Since 2010, the team for the Chinese Giant Solar Telescope (CGST), one of the next-generation ground-based solar telescopes, has been doing a scheduled four-year site survey for solar observations in western China.

The CGST project is expected to be approved and start in 2016, according to Deng Yuanyong, director of Huairou Solar Observing Station of the National Astronomical Observatories, under the Chinese Academy of Sciences.

The project is expected to be a leader in the field of solar observation for 20 years.

Deng says the CGST will surpass the capabilities of the large optical telescopes currently being planned by other countries, such as the US Advanced Technology Solar Telescope, which is going to be installed in Hawaii, and the European Solar Telescope. Both have a design diameter of 4 meters.

"As the CGST is still in its very early stage, we are looking forward to more international collaboration," Deng says in an interview with Xinhua News Agency.

Some large-scale astronomy projects in China, including the Large Sky Multi-Object Fiber Spectroscopic Telescope, completed in 2008, in Xinglong, Hebei province; and the 500-meter Aperture Spherical Radio Telescope, to be completed in 2016 in Pingtang county in Guizhou province, will provide experience for the building of CGST.
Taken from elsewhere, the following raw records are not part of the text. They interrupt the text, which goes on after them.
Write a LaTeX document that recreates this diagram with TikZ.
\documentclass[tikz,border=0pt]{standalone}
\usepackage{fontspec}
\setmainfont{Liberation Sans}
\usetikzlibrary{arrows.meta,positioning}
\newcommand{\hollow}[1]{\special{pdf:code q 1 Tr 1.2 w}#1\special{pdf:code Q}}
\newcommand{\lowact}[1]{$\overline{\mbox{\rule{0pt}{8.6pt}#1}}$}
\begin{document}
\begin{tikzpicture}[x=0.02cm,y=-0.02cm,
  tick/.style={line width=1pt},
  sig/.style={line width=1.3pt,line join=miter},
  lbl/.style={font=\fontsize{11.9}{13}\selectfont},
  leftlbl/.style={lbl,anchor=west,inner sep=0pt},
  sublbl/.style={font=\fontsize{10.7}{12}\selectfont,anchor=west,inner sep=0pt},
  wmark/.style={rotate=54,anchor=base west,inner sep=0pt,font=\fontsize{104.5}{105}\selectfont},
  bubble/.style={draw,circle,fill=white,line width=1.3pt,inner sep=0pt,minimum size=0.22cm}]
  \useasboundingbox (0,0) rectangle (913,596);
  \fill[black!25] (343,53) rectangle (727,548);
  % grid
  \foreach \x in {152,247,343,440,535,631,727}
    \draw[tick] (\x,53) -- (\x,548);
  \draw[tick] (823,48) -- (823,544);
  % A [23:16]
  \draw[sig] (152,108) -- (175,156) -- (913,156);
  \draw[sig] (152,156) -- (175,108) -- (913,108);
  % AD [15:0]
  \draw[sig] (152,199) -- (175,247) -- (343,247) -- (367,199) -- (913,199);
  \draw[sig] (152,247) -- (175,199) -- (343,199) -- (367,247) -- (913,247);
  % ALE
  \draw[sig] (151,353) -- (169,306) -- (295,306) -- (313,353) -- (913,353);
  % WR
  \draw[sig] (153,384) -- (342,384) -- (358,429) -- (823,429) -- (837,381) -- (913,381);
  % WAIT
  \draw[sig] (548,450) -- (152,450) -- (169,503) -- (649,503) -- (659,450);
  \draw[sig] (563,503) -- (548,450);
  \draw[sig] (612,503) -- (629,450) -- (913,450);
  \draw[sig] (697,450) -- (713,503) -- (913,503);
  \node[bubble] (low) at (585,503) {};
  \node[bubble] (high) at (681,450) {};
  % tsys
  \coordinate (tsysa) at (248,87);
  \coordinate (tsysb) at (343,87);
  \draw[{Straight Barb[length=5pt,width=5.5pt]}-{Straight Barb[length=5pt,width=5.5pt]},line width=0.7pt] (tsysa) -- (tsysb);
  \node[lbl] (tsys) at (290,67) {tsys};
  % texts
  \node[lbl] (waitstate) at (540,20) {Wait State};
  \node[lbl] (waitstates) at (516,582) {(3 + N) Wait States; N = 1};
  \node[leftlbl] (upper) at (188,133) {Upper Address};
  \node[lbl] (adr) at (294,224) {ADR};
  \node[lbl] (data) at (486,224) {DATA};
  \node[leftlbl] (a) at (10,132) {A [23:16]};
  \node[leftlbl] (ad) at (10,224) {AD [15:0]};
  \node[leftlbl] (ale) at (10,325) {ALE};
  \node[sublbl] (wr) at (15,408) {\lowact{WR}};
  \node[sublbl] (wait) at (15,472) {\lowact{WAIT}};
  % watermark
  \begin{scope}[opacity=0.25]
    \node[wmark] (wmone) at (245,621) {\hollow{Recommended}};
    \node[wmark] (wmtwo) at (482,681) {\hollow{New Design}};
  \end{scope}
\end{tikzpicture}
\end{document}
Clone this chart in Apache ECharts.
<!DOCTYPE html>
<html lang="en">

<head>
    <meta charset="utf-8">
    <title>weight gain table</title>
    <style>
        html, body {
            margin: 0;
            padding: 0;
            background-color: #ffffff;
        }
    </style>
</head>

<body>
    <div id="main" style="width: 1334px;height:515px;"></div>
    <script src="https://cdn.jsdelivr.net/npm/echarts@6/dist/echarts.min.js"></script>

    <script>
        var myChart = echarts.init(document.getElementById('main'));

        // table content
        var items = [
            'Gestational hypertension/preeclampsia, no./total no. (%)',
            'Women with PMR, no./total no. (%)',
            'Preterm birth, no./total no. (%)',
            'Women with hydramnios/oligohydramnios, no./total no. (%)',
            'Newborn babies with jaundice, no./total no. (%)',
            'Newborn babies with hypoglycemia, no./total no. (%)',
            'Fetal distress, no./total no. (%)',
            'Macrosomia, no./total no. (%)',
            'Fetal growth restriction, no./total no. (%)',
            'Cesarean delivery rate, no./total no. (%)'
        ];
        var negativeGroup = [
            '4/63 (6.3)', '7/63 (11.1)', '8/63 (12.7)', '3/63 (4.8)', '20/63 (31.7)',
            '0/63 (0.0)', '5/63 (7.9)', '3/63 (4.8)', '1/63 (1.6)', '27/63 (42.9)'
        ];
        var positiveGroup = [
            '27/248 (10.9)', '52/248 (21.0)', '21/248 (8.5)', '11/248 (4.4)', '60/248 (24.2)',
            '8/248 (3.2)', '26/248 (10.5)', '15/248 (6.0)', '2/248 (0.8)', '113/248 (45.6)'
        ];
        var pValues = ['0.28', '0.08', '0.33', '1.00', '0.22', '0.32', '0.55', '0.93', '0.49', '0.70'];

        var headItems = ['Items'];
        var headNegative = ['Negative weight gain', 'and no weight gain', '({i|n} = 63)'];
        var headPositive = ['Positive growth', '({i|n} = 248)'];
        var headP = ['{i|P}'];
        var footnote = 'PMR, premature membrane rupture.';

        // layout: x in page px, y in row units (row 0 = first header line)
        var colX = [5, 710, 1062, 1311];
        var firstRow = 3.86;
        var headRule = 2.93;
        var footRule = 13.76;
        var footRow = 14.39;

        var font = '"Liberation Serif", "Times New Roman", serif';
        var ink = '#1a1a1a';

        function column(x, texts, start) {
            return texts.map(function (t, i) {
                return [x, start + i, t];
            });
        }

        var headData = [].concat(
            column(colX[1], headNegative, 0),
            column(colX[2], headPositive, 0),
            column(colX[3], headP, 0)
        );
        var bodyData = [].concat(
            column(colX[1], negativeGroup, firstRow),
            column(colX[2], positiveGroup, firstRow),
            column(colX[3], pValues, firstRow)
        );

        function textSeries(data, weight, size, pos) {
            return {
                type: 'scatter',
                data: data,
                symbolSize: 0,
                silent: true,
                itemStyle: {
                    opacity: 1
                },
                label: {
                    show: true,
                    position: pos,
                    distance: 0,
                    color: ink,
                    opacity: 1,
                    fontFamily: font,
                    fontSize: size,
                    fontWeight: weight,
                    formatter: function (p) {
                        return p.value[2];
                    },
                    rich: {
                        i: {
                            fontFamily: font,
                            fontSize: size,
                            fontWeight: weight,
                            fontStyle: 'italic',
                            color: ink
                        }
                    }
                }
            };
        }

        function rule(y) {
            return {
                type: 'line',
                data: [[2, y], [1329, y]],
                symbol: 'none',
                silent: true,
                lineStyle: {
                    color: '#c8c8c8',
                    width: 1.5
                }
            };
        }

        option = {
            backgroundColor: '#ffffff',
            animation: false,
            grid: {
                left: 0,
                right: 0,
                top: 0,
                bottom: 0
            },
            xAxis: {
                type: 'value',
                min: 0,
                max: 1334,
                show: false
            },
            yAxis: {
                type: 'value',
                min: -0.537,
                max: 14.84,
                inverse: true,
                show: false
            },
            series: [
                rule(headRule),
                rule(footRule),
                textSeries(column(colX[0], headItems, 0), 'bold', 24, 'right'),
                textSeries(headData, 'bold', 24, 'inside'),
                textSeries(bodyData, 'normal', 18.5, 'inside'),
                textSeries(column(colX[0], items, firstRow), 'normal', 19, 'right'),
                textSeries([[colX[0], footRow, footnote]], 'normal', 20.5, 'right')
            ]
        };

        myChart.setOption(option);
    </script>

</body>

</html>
According to Wang Lifan, a researcher with the Purple Mountain Observatories of Chinese Academy of Sciences, China is planning to set up an observatory in Antarctica, China's first overseas observatory.

If approved and included in the 12th Five-Year Plan, the observatory should go into operation by 2020, Wang tells China Daily at the 28th International Astronomical Assembly, held in Beijing in August.

"Antarctica has the best conditions on Earth for astronomical observation, as it has very flat ground, a transparent atmosphere and little turbulence. The ground-based telescopes here will bring us precious information from the universe," says Wang, also the director of the Chinese Center for Antarctic Astronomy.

"Some countries like the US, France and Italy have set up telescopes in Antarctic, which has obtained important data and discoveries," says Chen Xuelei, a researcher with National Astronomical Observatories of the Chinese Academy of Sciences.